Making use of sorted output
B-tree indexes are not only useful to find rows. They are also useful to feed sorted data to the next stage in the process:
test=# EXPLAIN SELECT * FROM t_test ORDER BY id DESC LIMIT 10;
QUERY PLAN
---------------------------------------------------------------
Limit (cost=0.43..0.74 rows=10 width=9)
-> Index Scan Backward using idx_id on t_test
(cost=0.43..125505.43 rows=4000000 width=9)
(2 rows)
In this case, the index already returns data in the right sort order and therefore there is no need to sort the entire set of data. Reading the last 10 rows of the index will be enough to answer this query. Practically, it means that it is possible to find the top N rows of a table in a fraction of a millisecond.
However, ORDER BY is not the only operation requiring sorted output. The min and max functions are also all about sorted output so an index can be used to speed up those two operations as well. Here is an example:
test=# explain SELECT min(id), max(id) FROM t_test;
QUERY PLAN
----------------------------------------------------------------
Result (cost=0.93..0.94 rows=1 width=8)
InitPlan 1 (returns $0)
-> Limit (cost=0.43..0.46 rows=1 width=4)

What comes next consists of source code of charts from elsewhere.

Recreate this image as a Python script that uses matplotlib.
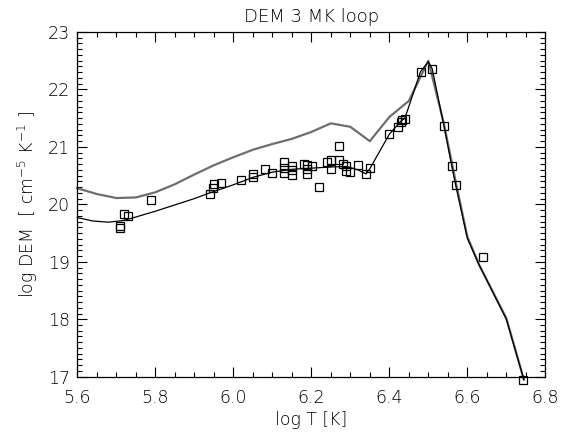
import matplotlib
matplotlib.use('Agg')
import matplotlib.pyplot as plt
import numpy as np
from matplotlib.ticker import MultipleLocator

# model DEM curves
t_fit = [5.60, 5.64, 5.68, 5.72, 5.74, 5.80, 5.85, 5.90, 5.94, 6.00, 6.05,
         6.10, 6.15, 6.20, 6.25, 6.29, 6.32, 6.34, 6.35, 6.40, 6.43, 6.44,
         6.48, 6.50, 6.51, 6.54, 6.56, 6.57, 6.60, 6.63, 6.70, 6.745]
dem_fit = [19.77, 19.71, 19.69, 19.72, 19.76, 19.88, 19.99, 20.10, 20.20,
           20.34, 20.47, 20.56, 20.61, 20.63, 20.65, 20.66, 20.60, 20.53,
           20.62, 21.22, 21.45, 21.50, 22.31, 22.48, 22.36, 21.37, 20.67,
           20.34, 19.41, 18.95, 18.00, 16.95]

t_true = [5.60, 5.65, 5.70, 5.75, 5.80, 5.85, 5.90, 5.95, 6.00, 6.05, 6.10,
          6.15, 6.20, 6.25, 6.30, 6.35, 6.40, 6.45, 6.50, 6.54, 6.57, 6.60,
          6.63, 6.70, 6.745]
dem_true = [20.28, 20.18, 20.11, 20.12, 20.21, 20.35, 20.52, 20.68, 20.82,
            20.95, 21.05, 21.14, 21.26, 21.41, 21.35, 21.10, 21.52, 21.80,
            22.50, 21.40, 20.40, 19.44, 18.95, 18.02, 16.95]

# EM loci points
t_pts = [5.709, 5.709, 5.720, 5.729, 5.789, 5.940, 5.949, 5.950, 5.969,
         6.020, 6.050, 6.050, 6.080, 6.099, 6.130, 6.130, 6.130, 6.150,
         6.150, 6.150, 6.180, 6.190, 6.190, 6.190, 6.201, 6.220, 6.239,
         6.250, 6.250, 6.270, 6.270, 6.280, 6.290, 6.290, 6.300, 6.320,
         6.340, 6.350, 6.400, 6.421, 6.430, 6.432, 6.441, 6.480, 6.510,
         6.540, 6.560, 6.570, 6.640, 6.742]
dem_pts = [19.62, 19.58, 19.84, 19.79, 20.08, 20.18, 20.29, 20.36, 20.38,
           20.42, 20.48, 20.52, 20.61, 20.54, 20.73, 20.64, 20.54, 20.67,
           20.59, 20.51, 20.70, 20.68, 20.61, 20.52, 20.67, 20.31, 20.73,
           20.78, 20.61, 21.02, 20.78, 20.70, 20.66, 20.58, 20.57, 20.69,
           20.52, 20.63, 21.22, 21.35, 21.44, 21.47, 21.48, 22.30, 22.36,
           21.37, 20.67, 20.34, 19.08, 16.95]

plt.rcParams['font.family'] = ['DejaVu Sans']
plt.rcParams['font.weight'] = 'light'
plt.rcParams['axes.titleweight'] = 'light'
plt.rcParams['axes.labelweight'] = 'light'
plt.rcParams['mathtext.default'] = 'regular'
fig = plt.figure(figsize=(5.87, 4.36), dpi=100)
ax = fig.add_axes([0.1317, 0.136, 0.7973, 0.7906])

ax.plot(t_true, dem_true, color='#6e6e6e', lw=1.6, clip_on=False)
ax.plot(t_fit, dem_fit, color='black', lw=0.9, clip_on=False)
ax.plot(t_pts, dem_pts, ls='none', marker='s', ms=5.5, mfc='none',
        mec='black', mew=0.9, clip_on=False)

ax.set_xlim(5.6, 6.8)
ax.set_ylim(17, 23)
ax.xaxis.set_major_locator(MultipleLocator(0.2))
ax.xaxis.set_minor_locator(MultipleLocator(0.05))
ax.yaxis.set_major_locator(MultipleLocator(1))
ax.yaxis.set_minor_locator(MultipleLocator(0.1))
ax.xaxis.set_major_formatter(plt.FuncFormatter(lambda v, p: f"{v:.1f}"))
ax.yaxis.set_major_formatter(plt.FuncFormatter(lambda v, p: f"{v:.0f}"))

ax.tick_params(which='both', direction='in', top=True, right=True,
               labelsize=12.5, width=0.8, color='black')
ax.tick_params(which='major', length=7)
ax.tick_params(which='minor', length=3.5)
ax.tick_params(axis='x', pad=9)
ax.tick_params(axis='y', pad=5)
for s in ax.spines.values():
    s.set_linewidth(0.9)

ax.set_title('DEM 3 MK loop', fontsize=13, pad=7)
ax.set_xlabel('log T [K]', fontsize=12.5, labelpad=3)
ax.set_ylabel(r'log DEM  [ cm$^{-5}$ K$^{-1}$ ]', fontsize=12.5, labelpad=6)

plt.savefig('out.png', dpi=100)
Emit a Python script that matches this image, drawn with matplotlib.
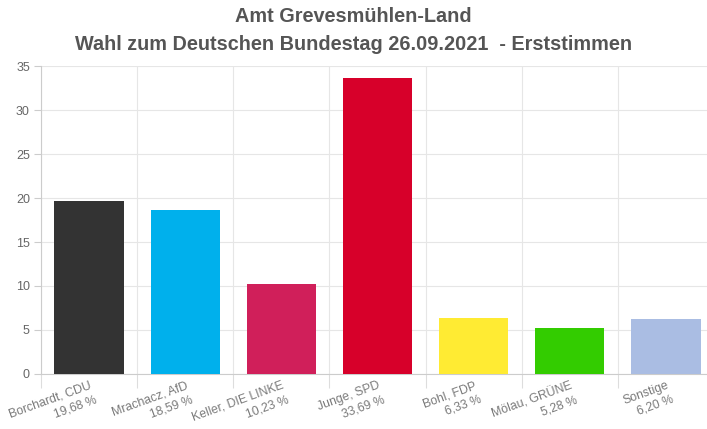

-> Index Only Scan using idx_id on t_test
(cost=0.43..135505.43 rows=4000000 width=4)
Index Cond: (id IS NOT NULL)
InitPlan 2 (returns $1)
-> Limit (cost=0.43..0.46 rows=1 width=4)
-> Index Only Scan Backward using idx_id on t_test t_test_1
(cost=0.43..135505.43 rows=4000000 width=4)
Index Cond: (id IS NOT NULL)
(9 rows)
In PostgreSQL, an index (or a B-tree, to be more precise) can be read in normal order or backward. The thing now: a B-tree can be seen as a sorted list. So naturally the lowest value is at the beginning and the highest value is at the end. Therefore, min and max are perfect candidates for a speed up.
In SQL, many operations rely on sorted input; therefore, understanding those operations is essential because there are serious implications on the indexing side.